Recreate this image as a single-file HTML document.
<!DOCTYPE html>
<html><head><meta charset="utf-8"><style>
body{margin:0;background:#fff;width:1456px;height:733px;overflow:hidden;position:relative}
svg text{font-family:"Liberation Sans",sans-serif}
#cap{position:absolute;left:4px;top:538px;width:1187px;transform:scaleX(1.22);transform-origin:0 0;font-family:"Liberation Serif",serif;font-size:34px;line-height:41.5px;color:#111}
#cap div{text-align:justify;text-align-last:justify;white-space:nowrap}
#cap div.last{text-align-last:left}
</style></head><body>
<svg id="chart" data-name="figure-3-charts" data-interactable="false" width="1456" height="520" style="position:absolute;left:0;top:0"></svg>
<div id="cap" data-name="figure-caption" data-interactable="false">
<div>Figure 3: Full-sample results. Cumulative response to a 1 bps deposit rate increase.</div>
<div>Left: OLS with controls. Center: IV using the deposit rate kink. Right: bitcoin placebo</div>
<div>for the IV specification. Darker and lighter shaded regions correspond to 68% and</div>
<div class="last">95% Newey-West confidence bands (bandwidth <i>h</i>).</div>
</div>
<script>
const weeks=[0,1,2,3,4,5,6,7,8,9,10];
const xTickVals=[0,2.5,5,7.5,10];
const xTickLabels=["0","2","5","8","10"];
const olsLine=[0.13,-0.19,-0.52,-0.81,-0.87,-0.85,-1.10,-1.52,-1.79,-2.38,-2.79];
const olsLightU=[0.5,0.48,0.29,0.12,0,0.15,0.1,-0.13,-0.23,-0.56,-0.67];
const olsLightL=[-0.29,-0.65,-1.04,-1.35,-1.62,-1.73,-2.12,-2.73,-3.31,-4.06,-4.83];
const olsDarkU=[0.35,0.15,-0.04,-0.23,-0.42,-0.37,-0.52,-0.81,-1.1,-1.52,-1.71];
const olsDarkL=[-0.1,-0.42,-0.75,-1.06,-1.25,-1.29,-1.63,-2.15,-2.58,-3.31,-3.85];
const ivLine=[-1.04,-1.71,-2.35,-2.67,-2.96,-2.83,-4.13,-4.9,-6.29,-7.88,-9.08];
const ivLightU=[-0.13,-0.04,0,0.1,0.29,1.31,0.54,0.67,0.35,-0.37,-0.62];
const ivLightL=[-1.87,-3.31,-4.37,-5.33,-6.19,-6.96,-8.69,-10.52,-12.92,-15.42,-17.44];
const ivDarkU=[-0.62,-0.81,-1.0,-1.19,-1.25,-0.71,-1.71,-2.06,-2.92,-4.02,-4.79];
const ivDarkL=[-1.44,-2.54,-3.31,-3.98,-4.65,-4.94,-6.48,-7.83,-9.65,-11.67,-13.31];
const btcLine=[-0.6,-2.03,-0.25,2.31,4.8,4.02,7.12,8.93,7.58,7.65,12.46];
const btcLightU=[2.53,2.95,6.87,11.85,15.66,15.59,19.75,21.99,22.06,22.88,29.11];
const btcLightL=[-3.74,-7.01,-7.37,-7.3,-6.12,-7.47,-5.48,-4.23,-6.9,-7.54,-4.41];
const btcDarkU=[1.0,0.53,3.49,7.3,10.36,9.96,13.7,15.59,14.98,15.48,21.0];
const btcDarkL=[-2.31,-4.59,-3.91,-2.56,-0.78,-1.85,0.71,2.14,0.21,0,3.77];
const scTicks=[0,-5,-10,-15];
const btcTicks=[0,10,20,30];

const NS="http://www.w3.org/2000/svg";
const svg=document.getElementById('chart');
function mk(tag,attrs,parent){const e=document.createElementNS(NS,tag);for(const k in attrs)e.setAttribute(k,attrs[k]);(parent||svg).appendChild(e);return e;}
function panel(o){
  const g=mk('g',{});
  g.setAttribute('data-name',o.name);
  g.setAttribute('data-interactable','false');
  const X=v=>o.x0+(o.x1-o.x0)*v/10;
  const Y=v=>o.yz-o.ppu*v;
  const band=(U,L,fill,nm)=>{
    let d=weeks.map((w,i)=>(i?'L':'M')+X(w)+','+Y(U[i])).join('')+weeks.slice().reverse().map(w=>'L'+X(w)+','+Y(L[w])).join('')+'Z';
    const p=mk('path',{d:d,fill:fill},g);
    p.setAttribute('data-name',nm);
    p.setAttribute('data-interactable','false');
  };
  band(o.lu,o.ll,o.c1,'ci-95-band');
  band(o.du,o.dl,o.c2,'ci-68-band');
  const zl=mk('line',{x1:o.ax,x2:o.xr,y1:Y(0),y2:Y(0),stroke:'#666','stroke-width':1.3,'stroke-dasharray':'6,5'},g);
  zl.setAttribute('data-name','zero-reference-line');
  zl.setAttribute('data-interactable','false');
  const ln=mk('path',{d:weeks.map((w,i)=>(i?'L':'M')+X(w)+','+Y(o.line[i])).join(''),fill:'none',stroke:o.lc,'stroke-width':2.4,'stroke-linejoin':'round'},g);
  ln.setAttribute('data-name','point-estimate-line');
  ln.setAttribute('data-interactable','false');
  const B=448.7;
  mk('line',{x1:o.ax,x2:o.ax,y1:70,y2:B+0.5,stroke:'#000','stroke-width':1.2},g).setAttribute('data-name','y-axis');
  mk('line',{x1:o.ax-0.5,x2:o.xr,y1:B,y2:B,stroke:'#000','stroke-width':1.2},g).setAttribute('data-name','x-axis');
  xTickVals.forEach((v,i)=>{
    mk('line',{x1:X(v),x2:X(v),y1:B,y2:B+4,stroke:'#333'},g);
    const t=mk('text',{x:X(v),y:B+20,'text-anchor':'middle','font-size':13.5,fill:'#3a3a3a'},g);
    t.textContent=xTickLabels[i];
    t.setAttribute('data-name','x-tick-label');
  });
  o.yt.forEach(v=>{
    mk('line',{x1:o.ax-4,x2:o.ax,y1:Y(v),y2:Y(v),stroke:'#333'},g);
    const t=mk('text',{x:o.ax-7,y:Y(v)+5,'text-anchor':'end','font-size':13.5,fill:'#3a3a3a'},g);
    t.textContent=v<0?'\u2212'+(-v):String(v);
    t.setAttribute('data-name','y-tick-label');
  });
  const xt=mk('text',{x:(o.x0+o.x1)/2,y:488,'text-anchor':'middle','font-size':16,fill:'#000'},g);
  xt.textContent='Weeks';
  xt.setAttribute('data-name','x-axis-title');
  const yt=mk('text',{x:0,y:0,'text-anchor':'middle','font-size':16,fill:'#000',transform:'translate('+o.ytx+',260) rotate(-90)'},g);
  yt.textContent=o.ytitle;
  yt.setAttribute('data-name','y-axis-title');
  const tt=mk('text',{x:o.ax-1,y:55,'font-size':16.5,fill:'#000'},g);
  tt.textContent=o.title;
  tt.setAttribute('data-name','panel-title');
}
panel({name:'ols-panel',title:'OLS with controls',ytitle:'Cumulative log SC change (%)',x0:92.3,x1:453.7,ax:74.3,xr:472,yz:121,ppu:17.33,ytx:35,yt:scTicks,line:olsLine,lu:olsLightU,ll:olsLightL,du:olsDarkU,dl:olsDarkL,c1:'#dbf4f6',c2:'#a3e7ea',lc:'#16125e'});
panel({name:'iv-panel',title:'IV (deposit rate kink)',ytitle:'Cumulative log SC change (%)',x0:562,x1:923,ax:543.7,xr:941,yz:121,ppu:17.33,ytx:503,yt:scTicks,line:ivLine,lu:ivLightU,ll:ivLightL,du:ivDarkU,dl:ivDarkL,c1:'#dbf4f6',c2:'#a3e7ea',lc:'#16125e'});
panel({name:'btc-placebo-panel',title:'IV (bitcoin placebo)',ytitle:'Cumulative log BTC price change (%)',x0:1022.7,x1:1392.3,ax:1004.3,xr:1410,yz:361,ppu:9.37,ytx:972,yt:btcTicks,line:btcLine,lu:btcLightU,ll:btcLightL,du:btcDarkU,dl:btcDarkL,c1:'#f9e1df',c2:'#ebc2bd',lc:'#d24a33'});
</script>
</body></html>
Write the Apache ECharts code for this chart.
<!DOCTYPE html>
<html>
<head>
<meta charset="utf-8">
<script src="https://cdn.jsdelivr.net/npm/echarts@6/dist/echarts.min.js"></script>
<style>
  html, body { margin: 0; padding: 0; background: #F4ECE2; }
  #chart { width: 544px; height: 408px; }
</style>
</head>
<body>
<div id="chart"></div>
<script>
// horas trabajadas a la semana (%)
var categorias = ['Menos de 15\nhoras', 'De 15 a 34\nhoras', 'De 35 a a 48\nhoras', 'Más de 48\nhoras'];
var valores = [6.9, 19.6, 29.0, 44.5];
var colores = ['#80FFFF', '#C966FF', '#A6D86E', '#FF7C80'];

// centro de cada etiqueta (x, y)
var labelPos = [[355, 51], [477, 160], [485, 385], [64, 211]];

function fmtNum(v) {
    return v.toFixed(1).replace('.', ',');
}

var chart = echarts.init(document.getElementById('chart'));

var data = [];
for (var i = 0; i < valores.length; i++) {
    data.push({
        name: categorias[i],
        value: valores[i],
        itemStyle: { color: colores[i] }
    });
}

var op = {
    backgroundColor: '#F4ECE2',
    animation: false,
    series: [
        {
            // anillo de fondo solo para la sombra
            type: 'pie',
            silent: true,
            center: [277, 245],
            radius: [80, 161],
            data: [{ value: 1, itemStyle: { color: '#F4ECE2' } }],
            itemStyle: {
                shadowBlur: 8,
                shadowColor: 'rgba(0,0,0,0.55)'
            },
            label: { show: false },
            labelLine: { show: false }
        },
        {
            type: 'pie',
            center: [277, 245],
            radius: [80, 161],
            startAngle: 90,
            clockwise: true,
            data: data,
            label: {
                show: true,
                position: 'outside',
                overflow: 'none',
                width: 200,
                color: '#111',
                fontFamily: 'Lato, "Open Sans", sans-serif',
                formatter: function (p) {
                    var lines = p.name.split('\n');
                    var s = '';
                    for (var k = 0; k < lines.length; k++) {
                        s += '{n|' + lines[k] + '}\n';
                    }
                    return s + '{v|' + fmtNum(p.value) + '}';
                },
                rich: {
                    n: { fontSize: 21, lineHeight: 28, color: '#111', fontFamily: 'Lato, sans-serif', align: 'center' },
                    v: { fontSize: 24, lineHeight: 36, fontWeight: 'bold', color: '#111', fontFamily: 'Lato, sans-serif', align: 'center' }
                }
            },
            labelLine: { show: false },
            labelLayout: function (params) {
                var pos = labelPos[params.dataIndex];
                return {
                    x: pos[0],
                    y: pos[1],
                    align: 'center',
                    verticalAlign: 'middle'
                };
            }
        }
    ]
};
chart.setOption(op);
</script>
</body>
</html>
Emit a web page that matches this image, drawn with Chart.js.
__________________________________________________
In the entries above, find every line with the word "image" and list it.

[Problem solution]
Recreate this image as a single-file HTML document.
Emit a web page that matches this image, drawn with Chart.js.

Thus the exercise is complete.